◆ Required task:
Pictures do not belong in the copy; restate the records below word for word.

◆ Available data:
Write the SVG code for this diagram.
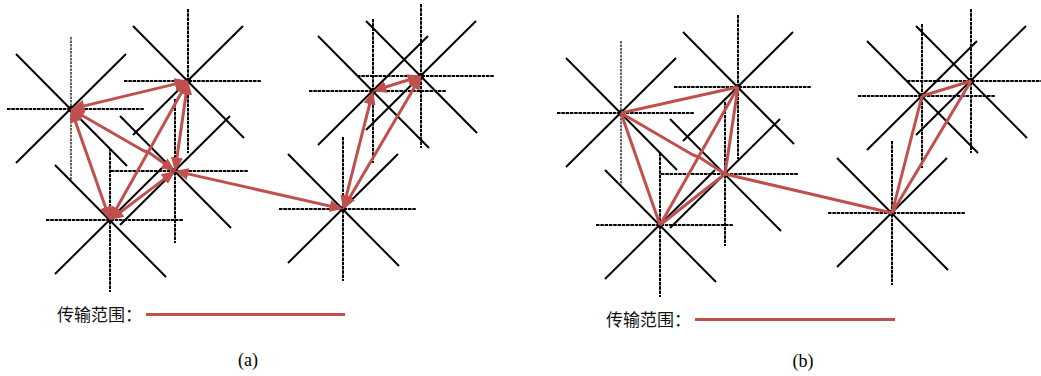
<svg xmlns="http://www.w3.org/2000/svg" xmlns:xlink="http://www.w3.org/1999/xlink" width="1041" height="376" viewBox="0 0 1041 376">
<style>
.hv{stroke:#000;stroke-width:2;stroke-dasharray:3.5 0.8;fill:none}
.vt{stroke:#222;stroke-width:1.4;stroke-dasharray:2.5 1;fill:none}
.dg{stroke:#000;stroke-width:2;fill:none}
.dot{fill:#000}
.e{stroke:#C0504D;stroke-width:3;fill:none;stroke-linejoin:round}
.ea{stroke:#C0504D;stroke-width:3;fill:none;stroke-linejoin:round;marker-start:url(#ah);marker-end:url(#ah)}
.lg{font-family:"Noto Sans CJK SC","Noto Sans",sans-serif;font-size:17px;fill:#111}
.cap{font-family:"Liberation Serif",serif;font-size:18px;fill:#000}
</style>
<defs>
<marker id="ah" markerUnits="userSpaceOnUse" markerWidth="14" markerHeight="12" viewBox="0 0 14 12" refX="9.5" refY="6" orient="auto-start-reverse">
<path d="M0,0 L14,6 L0,12 z" fill="#C0504D"/>
</marker>
<g id="arms">
<line class="hv" x1="-64" y1="0" x2="73" y2="0"/>
<line class="dg" x1="-55" y1="-55" x2="56" y2="57"/>
<line class="dg" x1="55" y1="-55" x2="-55" y2="54"/>
<circle class="dot" r="3"/>
</g>
<g id="star">
<line class="hv" x1="0" y1="-72" x2="0" y2="72"/>
<use xlink:href="#arms"/>
</g>
<g id="starA">
<line class="vt" x1="0" y1="-72" x2="0" y2="72"/>
<use xlink:href="#arms"/>
</g>
</defs>

<!-- panel (a) nodes -->
<g id="a-node-A"><use xlink:href="#starA" x="71" y="109"/></g>
<g id="a-node-B"><use xlink:href="#star" x="188" y="81"/></g>
<g id="a-node-C"><use xlink:href="#star" x="175" y="171"/></g>
<g id="a-node-D"><use xlink:href="#star" x="110" y="220"/></g>
<g id="a-node-E"><use xlink:href="#star" x="343" y="209"/></g>
<g id="a-node-F"><use xlink:href="#star" x="373" y="91"/></g>
<g id="a-node-G"><use xlink:href="#star" x="421" y="76"/></g>

<!-- panel (b) nodes -->
<g id="b-node-A"><use xlink:href="#starA" x="621" y="113"/></g>
<g id="b-node-B"><use xlink:href="#star" x="738" y="87"/></g>
<g id="b-node-C"><use xlink:href="#star" x="725" y="174"/></g>
<g id="b-node-D"><use xlink:href="#star" x="660" y="225"/></g>
<g id="b-node-E"><use xlink:href="#star" x="892" y="213"/></g>
<g id="b-node-F"><use xlink:href="#star" x="922" y="96"/></g>
<g id="b-node-G"><use xlink:href="#star" x="971" y="81"/></g>

<!-- connectors -->
<g id="connectors-a">
<path class="ea" d="M74.9,108.1 L184.1,81.9"/>
<path class="ea" d="M72.3,112.8 L108.7,216.2"/>
<path class="ea" d="M74.5,111 L143,150.5 L149,152.5 L171.7,168.8"/>
<path class="ea" d="M187.4,85 L175.6,167"/>
<path class="ea" d="M112,216.5 L186,84.5"/>
<path class="ea" d="M113.2,217.6 L171.8,173.4"/>
<path class="ea" d="M178.9,171.9 L339.1,208.1"/>
<path class="ea" d="M344,205.1 L372,94.9"/>
<path class="ea" d="M345,205.5 L419,79.5"/>
<path class="ea" d="M376.8,89.8 L417.2,77.2"/>
</g>
<g id="connectors-b">
<path class="e" d="M621,113 L738,87"/>
<path class="e" d="M621,113 L660,225"/>
<path class="e" d="M621,113 L693,155 L699,157 L725,174"/>
<path class="e" d="M738,87 L725,174"/>
<path class="e" d="M660,225 L738,87"/>
<path class="e" d="M660,225 L725,174"/>
<path class="e" d="M725,174 L892,213"/>
<path class="e" d="M892,213 L922,96"/>
<path class="e" d="M892,213 L971,81"/>
<path class="e" d="M922,96 L971,81"/>
</g>

<!-- legends -->
<g id="legend-a">
<text class="lg" x="57" y="321">传输范围：</text>
<line x1="146" y1="314.5" x2="345" y2="314.5" stroke="#C0504D" stroke-width="3"/>
<text class="cap" x="248" y="366" text-anchor="middle">(a)</text>
</g>
<g id="legend-b">
<text class="lg" x="606" y="326">传输范围：</text>
<line x1="695" y1="319.5" x2="895" y2="319.5" stroke="#C0504D" stroke-width="3"/>
<text class="cap" x="803" y="367" text-anchor="middle">(b)</text>
</g>
</svg>
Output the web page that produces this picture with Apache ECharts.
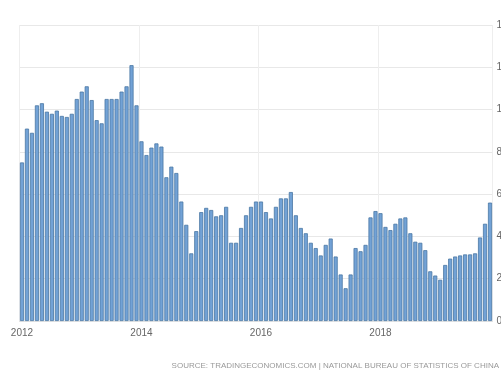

◆ Finished task:
Write the SVG code for this diagram.
<svg xmlns="http://www.w3.org/2000/svg" xmlns:xlink="http://www.w3.org/1999/xlink" width="1041" height="376" viewBox="0 0 1041 376">
<style>
.hv{stroke:#000;stroke-width:2;stroke-dasharray:3.5 0.8;fill:none}
.vt{stroke:#222;stroke-width:1.4;stroke-dasharray:2.5 1;fill:none}
.dg{stroke:#000;stroke-width:2;fill:none}
.dot{fill:#000}
.e{stroke:#C0504D;stroke-width:3;fill:none;stroke-linejoin:round}
.ea{stroke:#C0504D;stroke-width:3;fill:none;stroke-linejoin:round;marker-start:url(#ah);marker-end:url(#ah)}
.lg{font-family:"Noto Sans CJK SC","Noto Sans",sans-serif;font-size:17px;fill:#111}
.cap{font-family:"Liberation Serif",serif;font-size:18px;fill:#000}
</style>
<defs>
<marker id="ah" markerUnits="userSpaceOnUse" markerWidth="14" markerHeight="12" viewBox="0 0 14 12" refX="9.5" refY="6" orient="auto-start-reverse">
<path d="M0,0 L14,6 L0,12 z" fill="#C0504D"/>
</marker>
<g id="arms">
<line class="hv" x1="-64" y1="0" x2="73" y2="0"/>
<line class="dg" x1="-55" y1="-55" x2="56" y2="57"/>
<line class="dg" x1="55" y1="-55" x2="-55" y2="54"/>
<circle class="dot" r="3"/>
</g>
<g id="star">
<line class="hv" x1="0" y1="-72" x2="0" y2="72"/>
<use xlink:href="#arms"/>
</g>
<g id="starA">
<line class="vt" x1="0" y1="-72" x2="0" y2="72"/>
<use xlink:href="#arms"/>
</g>
</defs>

<!-- panel (a) nodes -->
<g id="a-node-A"><use xlink:href="#starA" x="71" y="109"/></g>
<g id="a-node-B"><use xlink:href="#star" x="188" y="81"/></g>
<g id="a-node-C"><use xlink:href="#star" x="175" y="171"/></g>
<g id="a-node-D"><use xlink:href="#star" x="110" y="220"/></g>
<g id="a-node-E"><use xlink:href="#star" x="343" y="209"/></g>
<g id="a-node-F"><use xlink:href="#star" x="373" y="91"/></g>
<g id="a-node-G"><use xlink:href="#star" x="421" y="76"/></g>

<!-- panel (b) nodes -->
<g id="b-node-A"><use xlink:href="#starA" x="621" y="113"/></g>
<g id="b-node-B"><use xlink:href="#star" x="738" y="87"/></g>
<g id="b-node-C"><use xlink:href="#star" x="725" y="174"/></g>
<g id="b-node-D"><use xlink:href="#star" x="660" y="225"/></g>
<g id="b-node-E"><use xlink:href="#star" x="892" y="213"/></g>
<g id="b-node-F"><use xlink:href="#star" x="922" y="96"/></g>
<g id="b-node-G"><use xlink:href="#star" x="971" y="81"/></g>

<!-- connectors -->
<g id="connectors-a">
<path class="ea" d="M74.9,108.1 L184.1,81.9"/>
<path class="ea" d="M72.3,112.8 L108.7,216.2"/>
<path class="ea" d="M74.5,111 L143,150.5 L149,152.5 L171.7,168.8"/>
<path class="ea" d="M187.4,85 L175.6,167"/>
<path class="ea" d="M112,216.5 L186,84.5"/>
<path class="ea" d="M113.2,217.6 L171.8,173.4"/>
<path class="ea" d="M178.9,171.9 L339.1,208.1"/>
<path class="ea" d="M344,205.1 L372,94.9"/>
<path class="ea" d="M345,205.5 L419,79.5"/>
<path class="ea" d="M376.8,89.8 L417.2,77.2"/>
</g>
<g id="connectors-b">
<path class="e" d="M621,113 L738,87"/>
<path class="e" d="M621,113 L660,225"/>
<path class="e" d="M621,113 L693,155 L699,157 L725,174"/>
<path class="e" d="M738,87 L725,174"/>
<path class="e" d="M660,225 L738,87"/>
<path class="e" d="M660,225 L725,174"/>
<path class="e" d="M725,174 L892,213"/>
<path class="e" d="M892,213 L922,96"/>
<path class="e" d="M892,213 L971,81"/>
<path class="e" d="M922,96 L971,81"/>
</g>

<!-- legends -->
<g id="legend-a">
<text class="lg" x="57" y="321">传输范围：</text>
<line x1="146" y1="314.5" x2="345" y2="314.5" stroke="#C0504D" stroke-width="3"/>
<text class="cap" x="248" y="366" text-anchor="middle">(a)</text>
</g>
<g id="legend-b">
<text class="lg" x="606" y="326">传输范围：</text>
<line x1="695" y1="319.5" x2="895" y2="319.5" stroke="#C0504D" stroke-width="3"/>
<text class="cap" x="803" y="367" text-anchor="middle">(b)</text>
</g>
</svg>
Output the web page that produces this picture with Apache ECharts.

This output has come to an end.